Library Services to Latinos: An Anthology

Stuart Hannabuss (The Robert Gordon University, Aberdeen)

Library Review

ISSN: 0024-2535

Article publication date: 1 March 2001

170

Keywords

Citation

Hannabuss, S. (2001), "Library Services to Latinos: An Anthology", Library Review, Vol. 50 No. 2, pp. 99-107. https://doi.org/10.1108/lr.2001.50.2.99.9

Publisher

:

Emerald Group Publishing Limited


Latino issues present unique challenges for library and information professionals in the USA and elsewhere. There are large social issues like citizenship, immigration, and integration, usually associated with language, culture and education. For professionals there are issues about resources, services and access, in public and school libraries, in universities and the wider community.

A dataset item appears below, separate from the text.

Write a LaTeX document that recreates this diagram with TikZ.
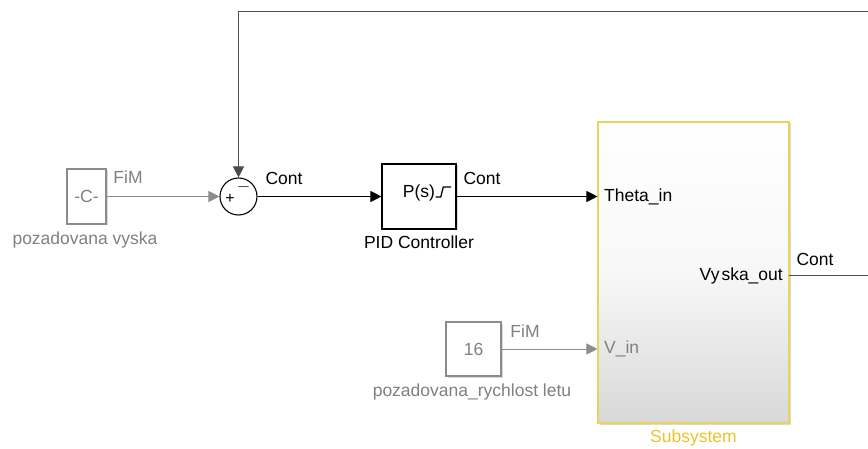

Latino here includes Spanish‐speaking ethnic/cultural groups like Chicanos (Mexican Americans), Puerto Ricans and Colombians, Salvadoreans and Guatemalans. Guereña has assembled a useful practical collection of 17 articles/chapters (all original to this book) from US practitioners and academics in the field. Seven key themes are developed: leadership and recruitment (all too few Hispanic practitioners, the adobe ceiling effect), language issues (information resources mainly in English rather than Spanish), cultural issues like decorum, ethnocentrism of indexes; library services to children (collections, services, publishers, distributors); academic libraries (Chicano curricula, inclusiveness); immigrants (a good case study from North Carolina on community networking); outreach (for public and school libraries, citizenship programmes); and electronic resources (Latino Web sites, the librarian’s role, the CLNet virtual community set up in California in 1993: these Web sites will probably appeal most to international readers). Guereña has other books (on Latino librarianship and Latino periodicals), and this work makes a good addition to Barbara Immroth and Kathleen McCook’s Library Services to Youth of Hispanic Heritage (McFarland, 2000), and Camila Alire’s Serving Latino Communities (Neal‐Schuman, 1998). There are important issues here for a profession understaffed relative to user demographics and needs, with transferability to other countries. Few chapters take fire but they are workmanlike, making a book useful for comprehensive professional collections.